I’ve meant to write this letter for years.
I’m sorry I didn’t; I guess I thought I was always too busy.
I remember when you were born. I was the king bee at age 5, and I was not happy about the loss of attention you caused me.
Soon after you were born, we moved from the big city to the country. I never quite appreciated our country living like you did.
It’s funny; I would give anything now to have that same life. I know you would have, too.
You thrived in that environment. I always wanted to be somewhere else.
I remember when I was in the Boy Scouts and we camped back in the woods behind our house, if I had to use the bathroom, I always came home. You dug that hole. I can still smell the fires and woods today. It’s a haunting smell. I’m sure you had remembered that smell, too.
When we were young I always thought that you were a pain and a bother. You always wanted to tag along and our mother always made me take you everywhere. Remember the time we were playing “Cowboys and Indians” and you were the Indian, and my friend Eddie and I tried to lose you? You were scared and began running wildly down the big hill in the woods. You fell and split your head open and carried a scar from that the rest of your life. Mother really let me have it for that one.

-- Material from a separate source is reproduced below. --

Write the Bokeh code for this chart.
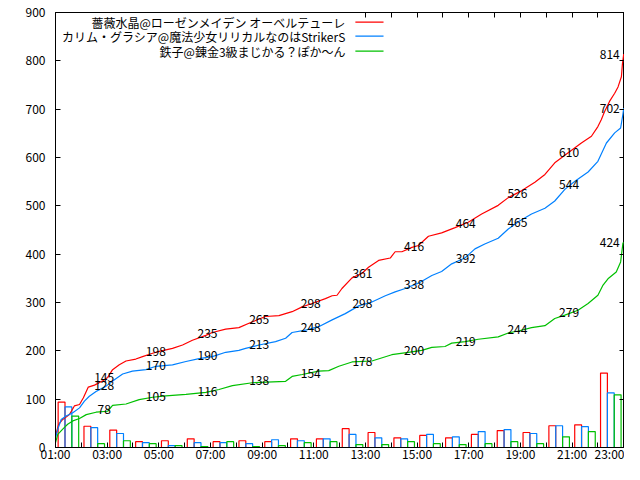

I’m sure you would remember. I was 10 and you were 5 and we were horsing around in the river. I noticed you were gone. Then I saw the sun glistening off that white-as-snow hair of yours as you were sinking below the water. I rescued you and I was so grateful that I promised the Lord that I would always protect you. Some promises are hard to keep, I’ve found out.
You probably didn’t know this, but I was jealous that you could always catch more crabs and swim faster and enjoy so much of what you had. I was never happy with what I had. I always wanted more. You were always content. You and I had different personalities. I learned to be a charmer to overcome my shortcomings. You didn’t. Two plus two was always four, no matter how you looked at it.
I always found a way, even if the answer was five or three or whatever.
I went through school ahead of you, and some of the mischievous things I got away with, you never did. I guess in comparison to a charmer and a straight shooter, the charmer always wins and I always did.
When we were older, someone told me once that you told them that I was your idol. I never thought that you might feel that way. The truth of the matter, Shawn, is that I admired you. I am sure you would find that amusing.
I loved sports. You were always the natural. You could use your hands to build almost anything. I still can’t hammer a nail straight. You could grow a mean garden. You had such natural abilities. You took life as it came. You had plenty of talents. You just never recognized them.
When we were teens, I was jealous again because the girls all loved you. On the other hand, I was always like their big brother.
As we grew older, I let you down as a big brother, but Shawn, I was just so disgusted with you because you didn’t take the skills you had and turn them into something that would have made you happy.
You chose other ways to make you happy. I’m sorry you did that. Because if you were really happy and content, you would still be here, then and I wouldn’t have had to write this letter.
I’m really sorry now that I didn’t see through my disgust and be a big brother to you.
I always thought I would have plenty of time to come to grips with our relationship.
You know, I really feel good that you are in a great place now and I know that you are fishing and crabbing and building and planting a beautiful garden and thinking good thoughts for all of us.
Now you have a chance to be the big brother and the opportunity to prepare the way, and I know you will do a great job.
I love you, and you will always have a place in my heart.